The Associated Press
Wednesday February 14, 2001

SAN FRANCISCO — Pushing forward with its aggressive plan to be all things to all people in the high-tech world, Hewlett-Packard Co. showed off a new portfolio of Internet software for businesses Tuesday. 

Executives displayed 25 new software products with key ingredients companies need to conduct business online, such as usage-based billing – rather than by monthly fee – and management of data storage space. HP has signed on such large customers as Samsung and Delphi Automotive Systems. 

The launch was aimed at “the new center of gravity” in business computing, a “move from the do-it-yourself model to ‘Do it for me,”’ Carly Fiorina, HP’s chief executive, president and chairwoman, said in a videotaped address played in a darkened hotel ballroom. 

HP is rolling out its software initiative as key competitors such as IBM Corp., Sun Microsystems Inc. and Microsoft Corp. also are increasing their Web-based services. 

HP claims its main advantage is flexibility: Users can buy individual pieces of the software, which is designed to work with programs created by other companies.
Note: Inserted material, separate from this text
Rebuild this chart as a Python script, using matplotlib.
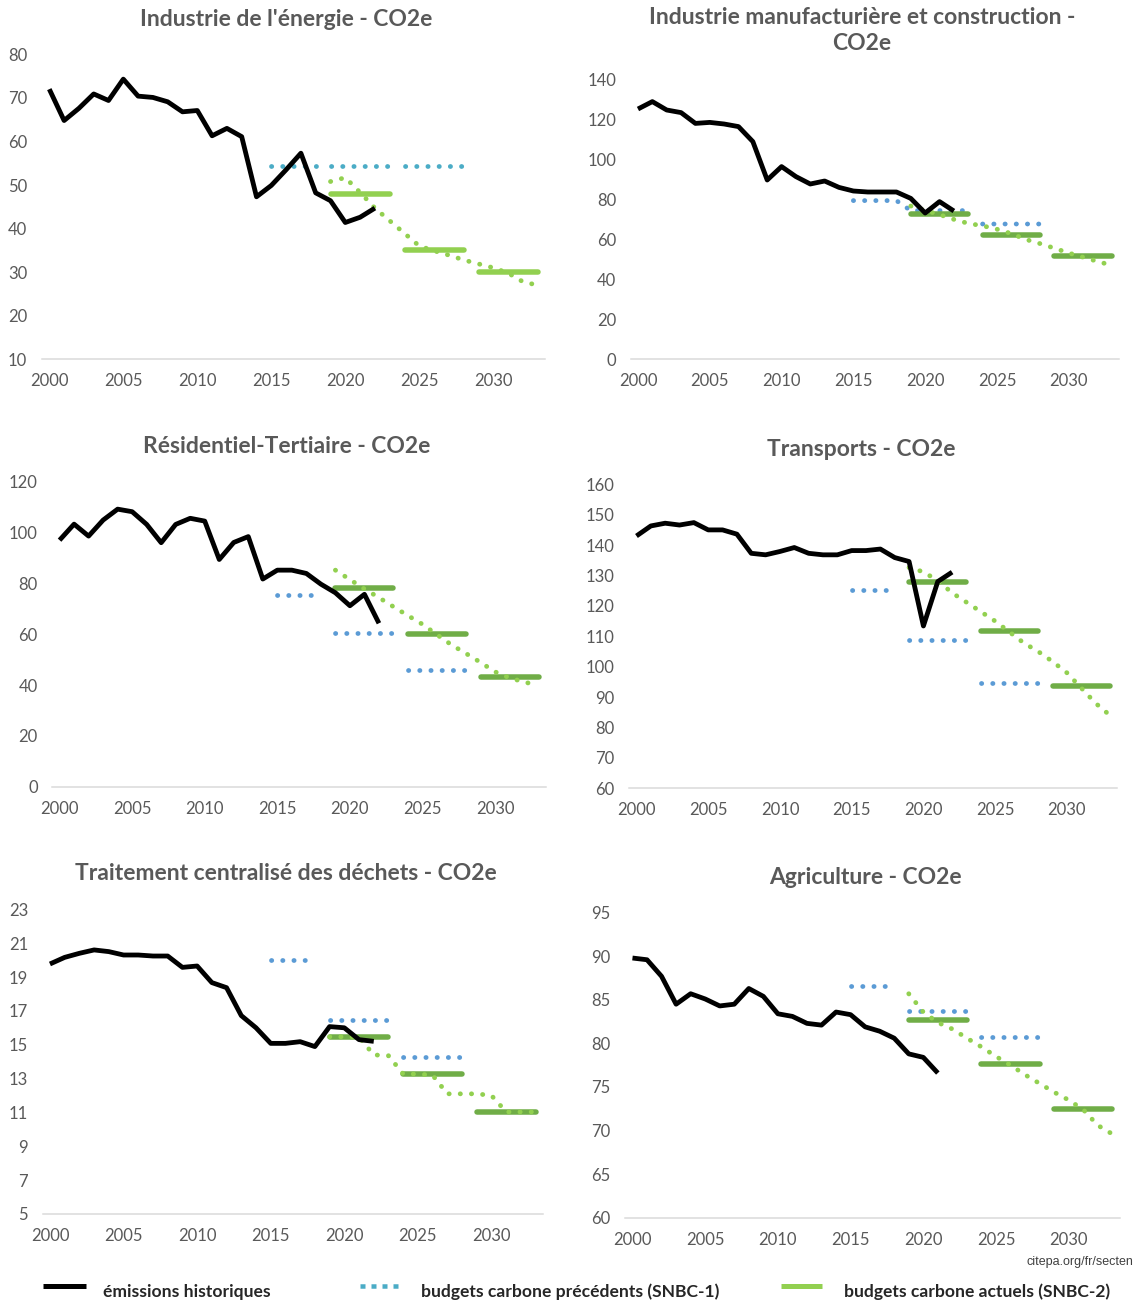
import matplotlib
matplotlib.use("Agg")
import matplotlib.pyplot as plt
from matplotlib.lines import Line2D
import numpy as np

W, H = 1137, 1301
DPI = 100

# ---------------- data ----------------
HIST_YEARS = list(range(2000, 2023))
TRAJ_YEARS = list(range(2019, 2034))
SNBC1_PERIODS = [(2015, 2018), (2019, 2023), (2024, 2028)]
SNBC2_PERIODS = [(2019, 2023), (2024, 2028), (2029, 2033)]
X_TICKS = [2000, 2005, 2010, 2015, 2020, 2025, 2030]

# Industrie de l'énergie
energie_hist = [72.0, 64.8, 67.6, 70.9, 69.4, 74.3, 70.4, 70.1, 69.1, 66.8, 67.1, 61.3,
                63.0, 61.1, 47.3, 49.9, 53.5, 57.3, 48.2, 46.4, 41.4, 42.6, 44.7]
energie_snbc1 = [54.4, 54.4, 54.4]
energie_snbc1_join = [False, False]
energie_snbc2 = [48.0, 35.0, 30.1]
energie_traj = [50.8, 51.7, 48.3, 44.7, 41.8, 38.9, 36.0, 34.9, 33.9, 32.8, 31.9, 31.0,
                29.8, 27.8, 27.0]
energie_yticks = [10, 20, 30, 40, 50, 60, 70, 80]

# Industrie manufacturière et construction
manuf_hist = [125.0, 128.7, 124.5, 123.2, 117.8, 118.3, 117.5, 116.2, 108.7, 89.5, 96.2, 91.2,
              87.5, 89.0, 85.8, 84.0, 83.5, 83.5, 83.5, 80.3, 73.0, 78.7, 74.0]
manuf_snbc1 = [79.2, 74.2, 67.5]
manuf_snbc1_join = [True, False]
manuf_snbc2 = [72.3, 61.8, 51.3]
manuf_traj = [76.5, 74.3, 72.2, 69.8, 67.8, 66.6, 64.9, 62.7, 59.8, 57.7, 55.4, 53.0,
              50.9, 48.8, 46.8]
manuf_yticks = [0, 20, 40, 60, 80, 100, 120, 140]

# Résidentiel-Tertiaire
resid_hist = [97.0, 103.3, 98.6, 104.9, 109.2, 108.2, 103.2, 96.0, 103.2, 105.6, 104.5, 89.4,
              96.1, 98.4, 81.7, 85.2, 85.2, 83.9, 79.7, 76.3, 71.2, 75.7, 64.3]
resid_snbc1 = [75.4, 60.6, 45.9]
resid_snbc1_join = [False, False]
resid_snbc2 = [78.0, 60.1, 43.0]
resid_traj = [85.2, 81.5, 77.8, 74.4, 70.8, 67.3, 63.9, 59.8, 55.8, 52.4, 48.9, 45.2,
              42.8, 41.2, 39.8]
resid_yticks = [0, 20, 40, 60, 80, 100, 120]

# Transports
transp_hist = [143.0, 146.3, 147.2, 146.6, 147.4, 145.0, 145.0, 143.6, 137.3, 136.8, 137.9, 139.2,
               137.3, 136.8, 136.8, 138.2, 138.2, 138.7, 135.9, 134.6, 113.4, 128.0, 131.1]
transp_snbc1 = [125.2, 108.8, 94.5]
transp_snbc1_join = [False, False]
transp_snbc2 = [127.7, 111.6, 93.8]
transp_traj = [132.6, 131.2, 128.3, 124.3, 121.2, 118.1, 115.0, 111.4, 107.8, 105.0, 101.7, 98.0,
               93.0, 88.0, 84.0]
transp_yticks = [60, 70, 80, 90, 100, 110, 120, 130, 140, 150, 160]

# Traitement centralisé des déchets
dechets_hist = [19.77, 20.16, 20.40, 20.60, 20.50, 20.30, 20.30, 20.24, 20.24, 19.57, 19.65, 18.67,
                18.37, 16.72, 16.00, 15.08, 15.08, 15.18, 14.89, 16.07, 16.00, 15.30, 15.20]
dechets_snbc1 = [20.0, 16.44, 14.3]
dechets_snbc1_join = [False, False]
dechets_snbc2 = [15.48, 13.25, 11.03]
dechets_traj = [15.47, 15.47, 15.45, 14.40, 14.35, 13.27, 13.27, 13.20, 12.10, 12.10, 12.10, 12.00,
                11.03, 11.03, 11.03]
dechets_yticks = [5, 7, 9, 11, 13, 15, 17, 19, 21, 23]

# Agriculture
agri_hist = [89.8, 89.6, 87.7, 84.5, 85.7, 85.1, 84.3, 84.5, 86.3, 85.4, 83.4, 83.1,
             82.3, 82.1, 83.6, 83.3, 81.9, 81.4, 80.6, 78.8, 78.4, 76.6]
agri_snbc1 = [86.6, 83.75, 80.7]
agri_snbc1_join = [False, False]
agri_snbc2 = [82.7, 77.6, 72.5]
agri_traj = [85.7, 83.6, 82.4, 81.65, 80.6, 79.6, 78.5, 77.5, 76.4, 75.4, 74.4, 73.5,
             72.4, 70.6, 69.6]
agri_yticks = [60, 65, 70, 75, 80, 85, 90, 95]

LEGEND_LABELS = ["émissions historiques",
                 "budgets carbone précédents (SNBC-1)",
                 "budgets carbone actuels (SNBC-2)"]
SOURCE = "citepa.org/fr/secten"

# ---------------- style ----------------
FONT = "Lato"
GRAY = "#595959"
AXIS = "#D9D9D9"
BLACK = "#000000"
BLUE_TEAL = "#4BACC6"
BLUE = "#5B9BD5"
GREEN_LIGHT = "#92D050"
GREEN_DARK = "#70AD47"

PX = 72.0 / DPI  # points per pixel

fig = plt.figure(figsize=(W / DPI, H / DPI), dpi=DPI)
fig.patch.set_facecolor("white")


def fx(x):
    return x / W


def fy(y):
    return 1 - y / H


def segments(periods, values, joins=None):
    xs, ys = [], []
    for i, ((a, b), v) in enumerate(zip(periods, values)):
        if i > 0 and not (joins and joins[i - 1]):
            xs.append(np.nan)
            ys.append(np.nan)
        xs += [a, b]
        ys += [v, v]
    return xs, ys


def panel(left, right, top, bottom, title_lines, title_x, title_ys,
          hist, snbc1, snbc1_join, snbc2, traj, yticks, blue, green_solid):
    ax = fig.add_axes([fx(left), fy(bottom), (right - left) / W, (bottom - top) / H])
    ax.set_xlim(1999.5, 2033.5)
    ax.set_ylim(yticks[0], yticks[-1])
    for s in ["top", "left", "right"]:
        ax.spines[s].set_visible(False)
    ax.spines["bottom"].set_color(AXIS)
    ax.spines["bottom"].set_linewidth(1.5 * PX)
    ax.set_xticks(X_TICKS)
    ax.set_yticks(yticks)
    ax.set_xticklabels([str(t) for t in X_TICKS])
    ax.set_yticklabels([str(t) for t in yticks])
    ax.tick_params(axis="both", length=0, labelsize=12, labelcolor=GRAY)
    ax.tick_params(axis="x", pad=10)
    ax.tick_params(axis="y", pad=10.5)
    for lab in ax.get_xticklabels() + ax.get_yticklabels():
        lab.set_fontfamily(FONT)
    ax.set_facecolor("none")

    dot_px = 4.8
    dot_lw = dot_px * PX
    dots = (0, (0.05, 11.2 / dot_px - 0.05))

    x1, y1 = segments(SNBC1_PERIODS, snbc1, snbc1_join)
    ax.plot(x1, y1, color=blue, lw=dot_lw, linestyle=dots, dash_capstyle="round",
            zorder=2, clip_on=False)
    x2, y2 = segments(SNBC2_PERIODS, snbc2)
    ax.plot(x2, y2, color=green_solid, lw=5.5 * PX, solid_capstyle="round",
            zorder=3, clip_on=False)
    ax.plot(TRAJ_YEARS, traj, color=GREEN_LIGHT, lw=dot_lw, linestyle=dots,
            dash_capstyle="round", zorder=4, clip_on=False)
    ax.plot(HIST_YEARS[:len(hist)], hist, color=BLACK, lw=4.8 * PX,
            solid_joinstyle="round", solid_capstyle="butt", zorder=5, clip_on=False)

    for line, ty in zip(title_lines, title_ys):
        fig.text(fx(title_x), fy(ty), line, ha="center", va="center",
                 fontsize=16.5, fontweight="bold", color=GRAY, family=FONT)
    return ax


panel(41.9, 545.1, 54.3, 359.3, ["Industrie de l'énergie - CO2e"], 286, [19],
      energie_hist, energie_snbc1, energie_snbc1_join, energie_snbc2, energie_traj,
      energie_yticks, BLUE_TEAL, GREEN_LIGHT)
panel(630.8, 1119.0, 79.0, 359.0,
      ["Industrie manufacturière et construction -", "CO2e"], 862, [17, 44],
      manuf_hist, manuf_snbc1, manuf_snbc1_join, manuf_snbc2, manuf_traj,
      manuf_yticks, BLUE, GREEN_DARK)
panel(52.3, 545.9, 481.7, 786.7, ["Résidentiel-Tertiaire - CO2e"], 287, [446],
      resid_hist, resid_snbc1, resid_snbc1_join, resid_snbc2, resid_traj,
      resid_yticks, BLUE, GREEN_DARK)
panel(629.3, 1117.1, 484.3, 788.3, ["Transports - CO2e"], 861, [449],
      transp_hist, transp_snbc1, transp_snbc1_join, transp_snbc2, transp_traj,
      transp_yticks, BLUE, GREEN_DARK)
panel(42.6, 543.0, 909.3, 1214.0, ["Traitement centralisé des déchets - CO2e"], 286, [874],
      dechets_hist, dechets_snbc1, dechets_snbc1_join, dechets_snbc2, dechets_traj,
      dechets_yticks, BLUE, GREEN_DARK)
panel(625.2, 1119.6, 912.7, 1217.7, ["Agriculture - CO2e"], 865, [877],
      agri_hist, agri_snbc1, agri_snbc1_join, agri_snbc2, agri_traj,
      agri_yticks, BLUE, GREEN_DARK)

# ---------------- legend ----------------
ly = 1286
fig.add_artist(Line2D([fx(43), fx(86)], [fy(ly), fy(ly)], transform=fig.transFigure,
                      color=BLACK, lw=5 * PX, solid_capstyle="butt"))
sq_lw = 4.5 * PX
fig.add_artist(Line2D([fx(360), fx(400)], [fy(ly), fy(ly)], transform=fig.transFigure,
                      color=BLUE_TEAL, lw=sq_lw, dash_capstyle="butt",
                      linestyle=(0, (5 * PX / sq_lw, 6 * PX / sq_lw))))
fig.add_artist(Line2D([fx(781), fx(822)], [fy(ly), fy(ly)], transform=fig.transFigure,
                      color=GREEN_LIGHT, lw=5 * PX, solid_capstyle="butt"))
for x, txt in zip([103, 421, 844], LEGEND_LABELS):
    fig.text(fx(x), fy(1292), txt, ha="left", va="center", fontsize=12.6,
             fontweight="bold", color="#262626", family=FONT)

fig.text(fx(1133), fy(1262), SOURCE, ha="right", va="center", fontsize=9,
         color="#404040", family="Liberation Sans")

fig.savefig("out.png", dpi=DPI, facecolor="white")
In fact, executives repeatedly described HP’s open-source software as a bridge between Sun’s Java-based applications and those created for Microsoft’s .Net strategy. 

The move will be a key test of how well Fiorina has reshaped HP since taking the helm in 1999.  

HP missed the boat on the beginning of the Internet explosion, and Fiorina has streamlined and “reinvented” the $48 billion mammoth in hopes of making it a nimble and indispensable New Economy player. 

Software accounts for more than $2 billion of HP’s annual revenue, but that still is less than 5 percent of the overall business, which is dominated by computer and printer sales. In comparison, 18 percent of all information-technology spending worldwide goes for software, said Salomon Smith Barney analyst John B. Jones Jr. 

“Other than their network monitoring software, they have a reasonably low profile in the software industry,” Jones said.  

“They’ve been trying to increase their software content, but as a percentage of the business it remains quite small.” 

Because of its global presence, HP believes its software business can grow as much as 30 percent to 35 percent per year, said Eric Buatois, general manager for marketing and strategy in the software division. 

The new software lineup includes updates on some existing products and new offerings made available by the company’s $450 million acquisition of Bluestone Software Inc. of Philadelphia last fall.  

Bluestone specializes in the software infrastructure, or “middleware,” necessary for business applications on the Internet. 


HP shares rose 60 cents Tuesday to $33.20 on the New York Stock Exchange.